NAME
Lingua::JA::TermExtractor - Term Extractor
SYNOPSIS
use Lingua::JA::TermExtractor;
use utf8;
use feature qw/say/;
use Data::Printer;
my $extractor = Lingua::JA::TermExtractor->new(
df_file => './df.tch', # Please download from http://misc.pawafuru.com/webidf/.
pos1_filter => [qw/非自立 代名詞 ナイ形容詞語幹 副詞可能 サ変接続/],
ng_word => [qw/編集 本人 自身 自分 たち さん/],
);
p $extractor->extract($document)->dump;
p $extractor->extract(\@documents)->dump;
for my $result (@{ $extractor->extract(\@documents)->list(50) })
{
my ($word, $score) = each %{$result};
say "$word: $score";
}
DESCRIPTION
Lingua::JA::TermExtractor is a term extractor.

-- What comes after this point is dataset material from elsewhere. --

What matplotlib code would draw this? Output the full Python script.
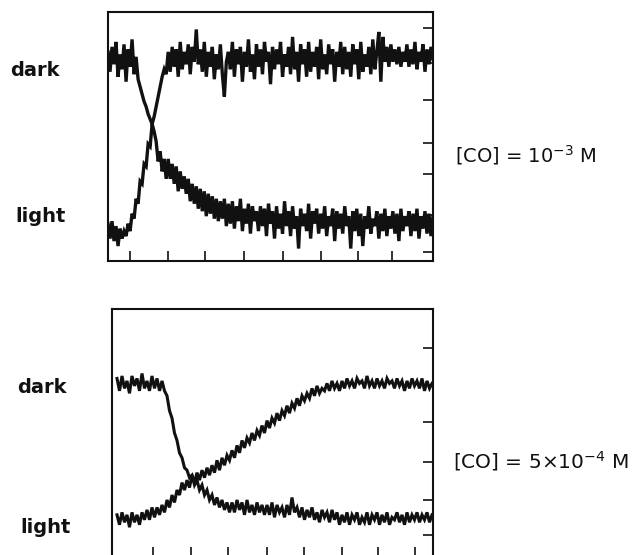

This extracts terms from one or more documents and sorts them based on their TF*WebIDF or BM25 scores.
METHODS
new( %config || \%config )
Creates a new Lingua::JA::TermExtractor instance.
The following configuration is used if you don't set %config.
KEY DEFAULT VALUE
----------- ---------------
k1 2.0
b 0.75
pos1_filter [qw/非自立 代名詞 ナイ形容詞語幹 副詞可能/]
pos2_filter []
pos3_filter []
ng_word []
term_length_min 2
term_length_max 30
concat_max 30
tf_min 1
df_min 0
df_max 250_0000_0000
fetch_unk_word_df 0
db_auto 1
guess_df 1
idf_type 3
api 'YahooPremium'
appid undef
driver 'TokyoCabinet'
df_file './df.tch'
fetch_df 0
expires_in 365
documents 250_0000_0000
Furl_HTTP undef
verbose 0
- k1 => $weight
-
The weight of term frequency(TF).
- b => $weight
-
The weight of document length normalization.
- pos(1|2|3)_filter, ng_word, term_length_(min|max), concat_max, tf_min, df_(min|max), fetch_unk_word_df, db_auto, guess_df
-
See Lingua::JA::TFWebIDF.
- idf_type, api, appid, driver, df_file, fetch_df, expires_in, documents, Furl_HTTP, verbose
-
See Lingua::JA::WebIDF.
extract( $document || \@documents )
Extracts terms from $document or \@documents and sorts them based on their TF*WebIDF or BM25 scores.
If $document, TF*WebIDF is used. If \@documents, BM25 is used.
Word segmentation and POS tagging are done via MeCab.
tfidf, tf
See Lingua::JA::TFWebIDF.
idf, df, purge, db_open, db_close
See Lingua::JA::WebIDF.
AUTHOR
pawa <pawapawa@cpan.org>
SEE ALSO
Lingua::JA::WebIDF::Driver::TokyoTyrant
LICENSE
This library is free software; you can redistribute it and/or modify it under the same terms as Perl itself.